Wednesday, July 27, 2011

Yes, This Is Despair, And It's Depression

There hasn't been much here on the "debt crisis", the latest made-up drama to grip our nation's capital. There are any number of reasons for that. The reason I refer to it as "made-up" is that the Fourteenth Amendment of the Constitution clearly states that the government cannot simply ignore its financial obligations. What's more, at least in the case of Social Security, there is a specific law in place that says the checks have to go out.

David Dayen has listed several ways the President could avoid defaulting on debts within the law, should he choose to.

Still, up to this point, no one had put the political and social ramifications of this nonsensical theatre as well as William Rivers Pitts did yesterday in an op-ed at Truthout:
Oh, but we weren’t done yet. The “Grand Bargain” was still in the offing, now splintered into two or three or twelve different iterations, but all ultimately coming down to the same thing: trillions in cuts for the most vulnerable Americans, no new tax revenues from the rich or anyone else, and the bonus prize sought most passionately by the Democrats was the chance to kick this whole fight down the road to 2013, so none of these failures would be forced to address the question before their next all-important election cycle.

Sell out Social Security, Medicare and Medicaid for a chance at an easier ride at the ballot?
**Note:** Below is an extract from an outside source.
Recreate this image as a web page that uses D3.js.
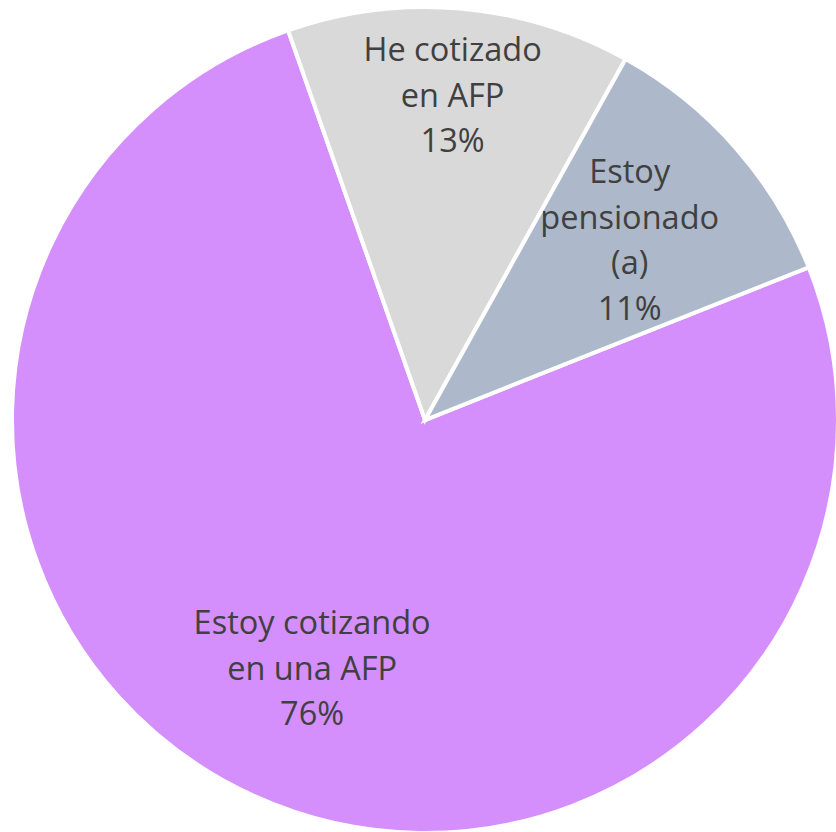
<!DOCTYPE html>
<html>
<head>
<meta charset="utf-8">
<script src="https://cdn.jsdelivr.net/npm/d3@7"></script>
<style>
html,body{margin:0;padding:0;background:#fff;overflow:hidden;}
svg{display:block;}
</style>
</head>
<body>
<svg id="chart" width="836" height="832"></svg>
<script>
// Data
const categories = [["Estoy cotizando", "en una AFP"], ["He cotizado", "en AFP"], ["Estoy", "pensionado", "(a)"]];
const values = [75.65, 13.45, 10.9];
const percentLabels = ["76%", "13%", "11%"];
const colors = ["#D58FFC", "#D9D9D9", "#ADB9CA"];

const width = 836, height = 832;
const cx = 425, cy = 420, radius = 413;
const startDeg = 68.3;
const labelRadiusFactor = [0.66, 0.79, 0.66];

const svg = d3.select("#chart");
const g = svg.append("g").attr("transform", `translate(${cx},${cy})`);

const pie = d3.pie().sort(null).value(d => d)
  .startAngle(startDeg * Math.PI / 180)
  .endAngle(startDeg * Math.PI / 180 + 2 * Math.PI);
const arcs = pie(values);
const arc = d3.arc().innerRadius(0).outerRadius(radius);

g.selectAll("path.slice").data(arcs).enter().append("path")
  .attr("class", "slice")
  .attr("d", arc)
  .attr("fill", (d, i) => colors[i])
  .attr("stroke", "#fff")
  .attr("stroke-width", 4)
  .attr("stroke-linejoin", "miter");

const lineH = 45.5;
arcs.forEach((d, i) => {
  const r = radius * labelRadiusFactor[i];
  const la = d3.arc().innerRadius(r).outerRadius(r);
  const [lx, ly] = la.centroid(d);
  const lines = categories[i].concat([percentLabels[i]]);
  const n = lines.length;
  const t = g.append("text")
    .attr("text-anchor", "middle")
    .attr("font-family", "'Open Sans', sans-serif")
    .attr("font-size", 32.5)
    .attr("fill", "#404040");
  lines.forEach((ln, k) => {
    t.append("tspan")
      .attr("x", lx)
      .attr("y", ly + (k - (n - 1) / 2) * lineH)
      .attr("dy", "0.36em")
      .text(ln);
  });
});
</script>
</body>
</html>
Where do I sign?

So This Is Despair
This is where we are: despair. At least, it's where I am. The Congress is demanding, after the people who run the financial system in this country looted it, and have not been made to pay anything, that the rest of us must foot the bill. The President is fully on board with this agenda.

Yet Americans continue to let this happen. Progressives still overwhelmingly approve (PDF - see page 7) of the job that Barack Obama is doing as President. That is insane. If anything, his ratings should be that high among conservatives. In his first two years in office, he's done virtually everything that George W. Bush did before him, for which these same people almost universally roundly criticized the man. They called the people who supported Bush, after all the failures and the broken economy, "dead enders", or "thirty percenters", as in the the thirty percent or so who still hadn't bought a clue. Now, Obama stands poised to do something that Bush couldn't manage - cut Social Security and Medicare.

So who are the dead enders now?

It's hard to imagine how we will recover from this. Progressive Americans don't want to punish these people by removing them from office for failing to do what we need them to do. They just think that since Obama's a Democrat, and at least part of Congress is still in Democratic hands, that this is as good as things can be. Since progressives aren't willing to do this, and conservatives are, conservatives will continue to be the ones the politicians try to please.

So yes, this is what despair looks like. It looks like progressives who won't demand that their politicians do what we need them to. It looks like a country that won't make its leaders stop screwing them, even when it's leaving us in the depths of a depression many of us may not see the end of.

UPDATE: Forgot to add that Ian Welsh has some suggestions about how Obama could proceed if he actually wanted to save SS, Medicare, Medicaid, and the economy in general.


2 comments:

Paul Sunstone said...

I know voters are supposed to be irrational, but it seems this current crop of Progressive voters is taking the irrationality to a whole new level by supporting a president who in many ways could be the template for a nutjob Conservative.

Cujo359 said...

What's really sobering is that both progressives and conservatives give him ratings as though he were a flaming liberal. It's hard to believe things can change for the better when so much of the population is either stupid or misinformed enough to believe this.